Nixon never faced criminal charges. President Gerald R. Ford issued a pardon one month after taking office, so the high court never got the opportunity to declare that a president who committed federal crimes while in office can, in fact, be held legally accountable.
All of which makes the rapidly developing legal showdown at the Supreme Court so vital for the health of our democracy. Donald Trump, as you’ve perhaps heard, has been charged in four separate criminal cases, two of them in federal court. His trial for trying to overthrow the peaceful transfer of power is due to start in federal court on March 4 in Washington, DC. Jury questionnaires already have been sent out to capital residents.
Trump’s lawyers argue that the former president cannot be prosecuted. Last week Judge Tanya Chutkan rejected that claim. “Defendant’s four-year service as Commander in Chief did not bestow on him the divine right of kings to evade the criminal accountability that governs his fellow citizens,” she wrote. Special Counsel Jack Smith does not want to wait for the wheels of justice to grind. Yesterday he asked the Supreme Court to weigh in on an emergency basis.
Although it is generally assumed that sitting presidents cannot be prosecuted, even that has never been formally decided: it comes from a footnote in a Justice Department Office of Legal Counsel memo from 1973. But every president understood that they could face charges when they return to private life. Nixon himself seemed to accept the idea when he received Ford’s pardon. Bill Clinton, my old boss, was investigated and cleared after he left office for controversies around his use of the pardon power. I don’t recall too many people saying he should have been immune.
Sen. Mitch McConnell (R-KY) explained his vote not to convict Trump during his second impeachment. “He didn’t get away with anything yet,” McConnell said. “We have a criminal justice system in this country.” Even Justice Brett Kavanaugh — who has expressed skepticism about whether presidents could be investigated — wrote as a private lawyer, “The Constitution itself seems to dictate, in addition, that congressional investigation must take place in lieu of criminal investigation when the President is the subject of investigation, and that criminal prosecution can occur only after the President has left office.”
If the Supreme Court were to rule that a president cannot be criminally tried for acts committed while in office, it would effectively immunize chief executives from any accountability, ever, and release them from the rule of law.
So the real issue here is not the ruling but the timing. Trump aims to push his trial into the months after the election. Perhaps by then he can order the Justice Department to drop the charges. Or he could even try to pardon himself. If justice is to be done, it should be done swiftly, giving voters a chance to process any possible verdict.

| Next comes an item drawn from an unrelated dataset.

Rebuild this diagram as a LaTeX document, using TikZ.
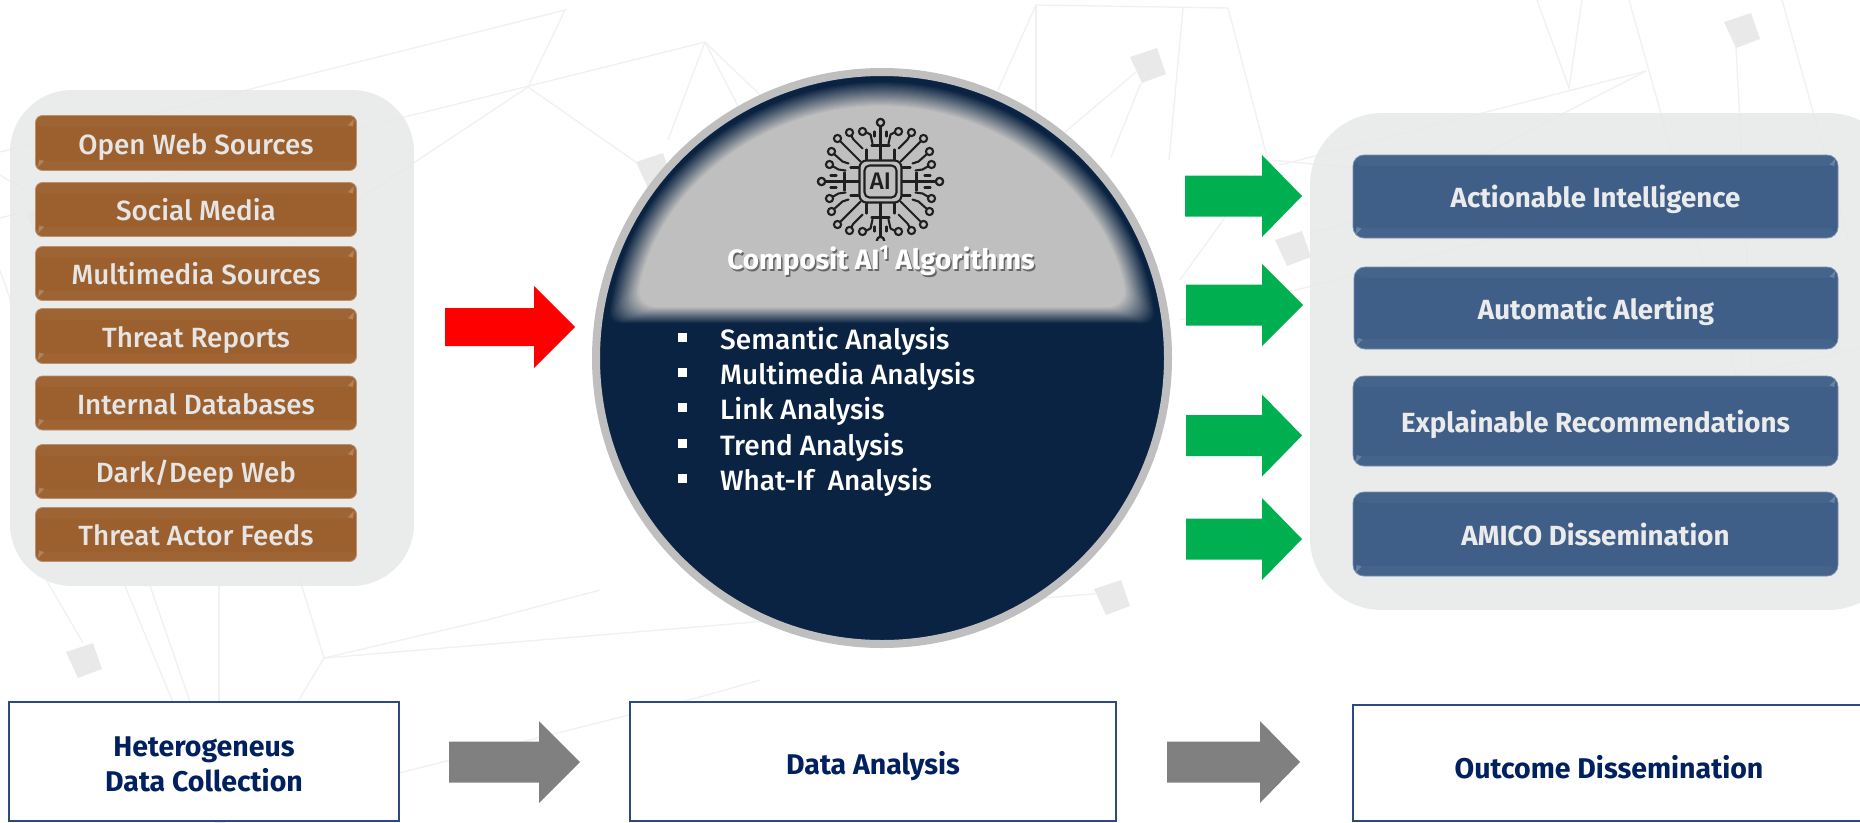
\documentclass[tikz,border=0pt]{standalone}
\usepackage{fontspec}
\setmainfont{Fira Sans}[UprightFont={* Medium},BoldFont={* Bold}]
\definecolor{navy}{HTML}{0A2342}
\definecolor{ring}{HTML}{BFBFBF}
\definecolor{capgrey}{HTML}{BFBFBF}
\definecolor{brownbox}{HTML}{9C602E}
\definecolor{bluebox}{HTML}{3F5F88}
\definecolor{panelgrey}{HTML}{E7E9E8}
\definecolor{bgline}{HTML}{F1F1F1}
\definecolor{bgquad}{HTML}{E9E9E9}
\definecolor{labelnavy}{HTML}{002060}
\definecolor{frameblue}{HTML}{2A4A80}
\definecolor{greenarrow}{HTML}{00B050}
\tikzset{
  panel/.style={fill=panelgrey,fill opacity=.88,rounded corners=62pt},
  bevel/.style={path picture={
    \fill[white,opacity=.03] (path picture bounding box.north west) rectangle ([yshift=-11pt]path picture bounding box.north east);
    \fill[white,opacity=.03] (path picture bounding box.south west) rectangle ([yshift=10pt]path picture bounding box.south east);
  }},
  srcbox/.style={bevel,draw=brownbox!70!white,line width=.8pt,fill=brownbox,rounded corners=7pt,text=white!90!black,font=\fontsize{27.8}{28}\selectfont,minimum width=321pt,inner sep=0pt,anchor=center,text height=24pt,text depth=2pt},
  outbox/.style={bevel,draw=bluebox!70!white,line width=.8pt,fill=bluebox,rounded corners=11pt,text=white!92!black,font=\fontsize{27.7}{29}\selectfont\bfseries,minimum width=485pt,inner sep=0pt,anchor=center,text height=24pt,text depth=2pt},
  stagebox/.style={draw=frameblue,line width=1.6pt,fill=white},
  stagetext/.style={text=labelnavy,font=\fontsize{28.5}{35}\selectfont\bfseries,align=center},
  bullettext/.style={text=white,font=\fontsize{28}{28}\selectfont,anchor=base west,inner sep=0pt},
  bulletmark/.style={fill=white,minimum size=9pt,inner sep=0pt},
  bg/.style={draw=bgline,line width=1.4pt},
  trace/.style={draw=black!88,line width=2.1pt,line cap=round,line join=round},
  ball/.style={draw=black!88,line width=2.1pt,fill=capgrey},
  glintb/.style={fill=white,fill opacity=.2},
}
\newcommand{\blockarrow}[7]{\fill[#7] (#1,#4-#5) -- (#3,#4-#5) -- (#3,#4-#6) -- (#2,#4) -- (#3,#4+#6) -- (#3,#4+#5) -- (#1,#4+#5) -- cycle;}
\newcommand{\bgquadat}[2]{\fill[bgquad,shift={(#1,#2)}] (-18,-8) -- (9,-17) -- (18,9) -- (-6,18) -- cycle;}
\newcommand{\glints}[1]{%
  \fill[glintb] ([shift={(-3,4)}]#1.north east) -- ++(-6,6) -- ++(5,1.5) -- cycle;
  \fill[glintb] ([shift={(3,-4)}]#1.south west) -- ++(6,-6) -- ++(-5,-1.5) -- cycle;}
\newcommand{\titletext}{Composit AI\raisebox{.36em}{\fontsize{20}{20}\selectfont 1} Algorithms}
\newcommand{\iconquadrant}{%
  \draw[trace] (-20,-20) -- (-41,-41);
  \draw[ball] (-43,-43) circle (3.6);
  \draw[trace] (-32,-18) -- (-38,-20) -- (-47,-28);
  \draw[ball] (-49,-30) circle (3.6);
  \draw[trace] (-35,-11) -- (-42,-12) -- (-49,-16);
  \draw[ball] (-51,-17) circle (3.6);
  \draw[trace] (-18,-33) -- (-27,-42) -- (-30,-47);
  \draw[ball] (-31,-49) circle (3.6);
  \draw[trace] (-8,-38) -- (-10,-47) -- (-16,-50);
  \draw[ball] (-18,-50) circle (3.6);
  \draw[trace] (0,-22) -- (0,-56);
  \draw[ball] (0,-59) circle (3.6);
  \draw[trace] (-9,-36) -- (0,-36);
  \draw[trace] (-14,-32) -- (-14,-22);
  \draw[trace] (-6,-50) -- (-6,-45);
  \draw[trace] (-22,0) -- (-56,0);
  \draw[ball] (-59,0) circle (3.6);
  \draw[trace] (-36,-9) -- (-36,0);
  \draw[trace] (-30,-14) -- (-22,-14);
  \draw[trace] (-50,-6) -- (-44,-6);
}
\begin{document}
\begin{tikzpicture}[x=1pt,y=-1pt]
\useasboundingbox (0,0) rectangle (1860,822);
\clip (0,0) rectangle (1860,822);
% background network
\draw[bg] (0,152) -- (565,10) -- (528,87);
\draw[bg] (705,42) -- (0,218);
\draw[bg] (528,87) -- (290,245);
\draw[bg] (528,87) -- (640,165);
\draw[bg] (705,42) -- (668,140);
\draw[bg] (705,42) -- (740,110);
\draw[bg] (705,42) -- (760,95);
\draw[bg] (0,175) -- (33,195);
\draw[bg] (0,270) -- (12,305);
\draw[bg] (47,581) -- (83,643);
\draw[bg] (125,586) -- (212,797);
\draw[bg] (150,586) -- (223,797);
\draw[bg] (219,586) -- (219,797);
\draw[bg] (300,580) -- (324,658) -- (487,620) -- (600,590);
\draw[bg] (324,658) -- (1103,593);
\draw[bg] (324,658) -- (241,797);
\draw[bg] (241,813) -- (700,697) -- (760,680);
\draw[bg] (998,90) -- (1036,5) -- (1228,8) -- (1267,157);
\draw[bg] (1036,5) -- (1036,120);
\draw[bg] (1183,8) -- (1169,160);
\draw[bg] (1136,72) -- (1065,132);
\draw[bg] (1141,83) -- (1111,157);
\draw[bg] (1646,71) -- (1280,165);
\draw[bg] (1646,71) -- (1482,155);
\draw[bg] (1537,0) -- (1569,88) -- (1582,0);
\draw[bg] (1629,0) -- (1696,238) -- (1737,377);
\draw[bg] (1782,0) -- (1848,238);
\draw[bg] (1736,47) -- (1746,238) -- (1752,373) -- (1860,348);
\draw[bg] (1271,160) -- (1353,168);
\draw[bg] (1310,233) -- (1353,222);
\draw[bg] (1180,280) -- (1226,216);
\draw[bg] (1180,320) -- (1497,238);
\bgquadat{654}{170}
\bgquadat{1148}{65}
\bgquadat{1742}{30}
\bgquadat{1293}{248}
\bgquadat{1112}{597}
\bgquadat{84}{660}
\bgquadat{222}{808}
\bgquadat{44}{222}
% panels
\fill[panel] (10,90) rectangle (414,586);
\fill[panel,rounded corners=72pt] (1310,113) rectangle (1900,610);
% source boxes
\node[srcbox,minimum height=55pt] (s1) at (196,143) {Open Web Sources};
\node[srcbox,minimum height=54pt] (s2) at (196,209.5) {Social Media};
\node[srcbox,minimum height=54pt] (s3) at (196,273.5) {Multimedia Sources};
\node[srcbox,minimum height=55pt] (s4) at (196,336) {Threat Reports};
\node[srcbox,minimum height=54pt] (s5) at (196,403) {Internal Databases};
\node[srcbox,minimum height=54pt] (s6) at (196,471.5) {Dark/Deep Web};
\node[srcbox,minimum height=54pt] (s7) at (196,534.5) {Threat Actor Feeds};
\foreach \n in {s1,s2,s3,s4,s5,s6,s7}{\glints{\n}}
% central circle
\node[circle,draw=ring,line width=8pt,fill=navy,minimum size=572pt,inner sep=0pt] (core) at (882,358) {};
\begin{scope}
\clip (882,358) circle (281);
\foreach \i in {0,...,24}{
  \pgfmathsetmacro{\R}{277-1.05*\i}
  \pgfmathsetmacro{\yy}{324-0.7*\i}
  \pgfmathsetmacro{\ang}{asin((358-\yy)/\R)}
  \pgfmathsetmacro{\mixv}{100*\i/24}
  \pgfmathsetmacro{\rc}{12+0.4*\i}
  \fill[capgrey!\mixv!navy,rounded corners=\rc pt] (882,358) ++(180+\ang:\R) arc[start angle=180+\ang,end angle=360-\ang,radius=\R] -- cycle;
}
\end{scope}
% AI icon
\begin{scope}[shift={(880.5,181.5)}]
  \clip (-70,-70) rectangle (70,58.5);
  \begin{scope}\iconquadrant\end{scope}
  \begin{scope}[xscale=-1]\iconquadrant\end{scope}
  \begin{scope}[yscale=-1]\iconquadrant\end{scope}
  \begin{scope}[xscale=-1,yscale=-1]\iconquadrant\end{scope}
  \draw[trace,fill=capgrey,rounded corners=7pt] (-21,-21) rectangle (21,21);
  \draw[trace,rounded corners=5pt] (-16,-16) rectangle (16,16);
  \node[inner sep=0pt,text=black!88,font=\fontsize{24}{24}\selectfont] (ailabel) at (0,0) {AI};
\end{scope}
\node[text=black!60,inner sep=0pt,font=\fontsize{28}{28}\selectfont\bfseries] (capshadow) at (882.5,262.5) {\titletext};
\node[text=white,inner sep=0pt,font=\fontsize{28}{28}\selectfont\bfseries] (captitle) at (881,261) {\titletext};
% bullets
\foreach \y/\t/\m in {349/Semantic Analysis/b1,384/Multimedia Analysis/b2,419/Link Analysis/b3,455/Trend Analysis/b4,490/What-If\ \ Analysis/b5}{
  \node[bulletmark] (\m) at (682.5,\y-12) {};
  \node[bullettext] (\m t) at (720,\y) {\t};
}
% arrows
\blockarrow{445}{575}{534}{327}{19}{41}{red}
\blockarrow{1185}{1302}{1262}{196}{20.5}{41}{greenarrow}
\blockarrow{1186}{1303}{1262}{305}{20.5}{41}{greenarrow}
\blockarrow{1186}{1302}{1262}{435.5}{20.5}{41}{greenarrow}
\blockarrow{1186}{1302}{1262}{539}{20.5}{41}{greenarrow}
\blockarrow{449}{580}{539}{762}{20.5}{41}{black!50}
\blockarrow{1167}{1300}{1260}{762}{20.5}{41}{black!50}
% outcome boxes
\node[outbox,minimum height=83pt] (o1) at (1595.5,196.5) {Actionable Intelligence};
\node[outbox,minimum height=82pt,minimum width=484pt] (o2) at (1596,308) {Automatic Alerting};
\node[outbox,minimum height=90pt] (o3) at (1595.5,421) {Explainable Recommendations};
\node[outbox,minimum height=84pt] (o4) at (1595.5,534) {AMICO Dissemination};
\foreach \n in {o1,o2,o3,o4}{\glints{\n}}
% stage boxes
\draw[stagebox] (9,702) rectangle (399,821);
\draw[stagebox] (630,702) rectangle (1116,821);
\draw[stagebox] (1353,705) rectangle (1880,821);
\node[stagetext] (st1) at (204,764) {Heterogeneus\\Data Collection};
\node[stagetext] (st2) at (873,766) {Data Analysis};
\node[stagetext] (st3) at (1609,767) {Outcome Dissemination};
\end{tikzpicture}
\end{document}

This will be one of the biggest cases in years. No doubt the Court will hear from a Greek chorus of friend-of-the-court briefs. Legal scholars will document the settled consensus against Trump. Former prosecutors will urge the Court not to immunize lawbreaking.
Trump himself has raised the stakes. He has made clear he wants to use the federal government for vengeance and that he hopes to wield the Justice Department for partisan and personal ends.
So far, even as it has lurched to the right, the Supreme Court has shown itself to be a hyper-conservative Court, not a MAGA Court. It pointedly declined to intervene in Trump’s election cases in 2020. It ruled, too, that he had to turn over his taxes to a grand jury.
The Supreme Court’s emphatic pronouncements helped force Nixon from office. Let’s hope that this time, the Court will make clear that presidents are not above the law. Otherwise, Richard Nixon’s claim would trump the logic of the Nixon case: if a president does it, that does mean it is not illegal.